Baseball Hall of Fame 2023

I posted a hypothetical hall of fame ballot way back in 2007 and decided to do this year’s version before they announce the result. There are 28 players on the list, half of them for the first time.

Scott Rolen – Almost
Todd Helton – No
Billy Wagner – No
Andruw Jones – No
Gary Sheffield – No
Alex Rodriguez – Yes
Jeff Kent – Almost
Manny Ramirez – Yes
Omar Vizquel – No
Andy Pettitte – No
Jimmy Rollins – No
Bobby Abreu – No
Mark Buehrle – No
Torii Hunter – No
Carlos Beltrán – Almost
John Lackey – No
Jered Weaver – No
Jacoby Ellsbury – No
Matt Cain – No
Jhonny Peralta – No
Jayson Werth – No
J.J. Hardy – No
Mike Napoli – No
Bronson Arroyo – No
R.A. Dickey – No
Francisco Rodríguez – No
Andre Ethier – No
Huston Street – No

Also, Fred McGriff was elected by one of the committees this year. To me McGriff represents possibly the best example of the “small hall” versus “big hall” points of view. The small hall thinks admission should be only for those whose greatness is beyond a shadow of a doubt, wheras the large hall thinks admission is a good capstone for a career full of solid contributions. There have been a little over 20,000 players to play major league baseball, and 270 are in the Hall of Fame, so about 1.35%, though if you filter out the number who only played a few games or even a single season, we’re probably in the 2-3% range. The small hall crowd thinks this should probably be closer to 1%, the large hall is probably more like 5%.
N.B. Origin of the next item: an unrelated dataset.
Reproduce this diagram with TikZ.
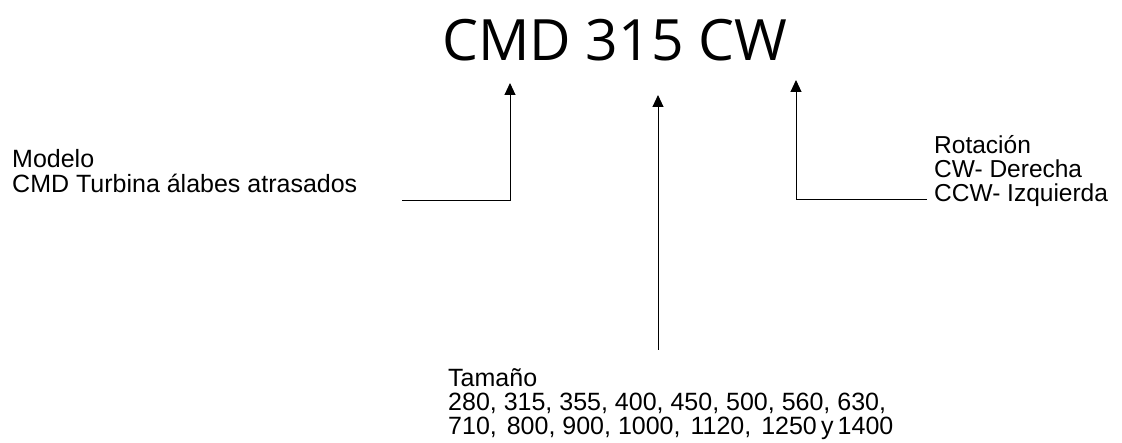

If forced to choose, I would probably land on the small hall side. I look at players like McGriff and Andrew Jones and think they were fantastic players that I would have loved to have on my team, but am I going to reminisce about how dominant they were? No. I’d actually like to see a tiered system where it’s not all or nothing, but we can give these players a more visible place in history while also recognizing those we felt we were lucky to see play, but that’s a post for another day.

The Yeses

As mentioned in 2007, steroids is still a factor, and in 16 years little progress has been made in how to handle that. My only two votes on this years ballots both had suspensions for PEDs late in a career that would have been automatic HoF status up to that point, but they will likely never get in from the writers’ voting as a result of the suspensions.

The Almosts

  • Carlos Beltrán might make it eventually after a long and solid career, but is likely in the penalty box for the Astros cheating scandal, so we’ll think about him next year.
  • Scott Rolen and Jeff Kent were great all-around players but I’d put them in the same tier as McGrifff.
  • Todd Helton played half his games in a hitter’s wonderland and put together a few great seasons and a few good ones, but not enough to make the cut for me.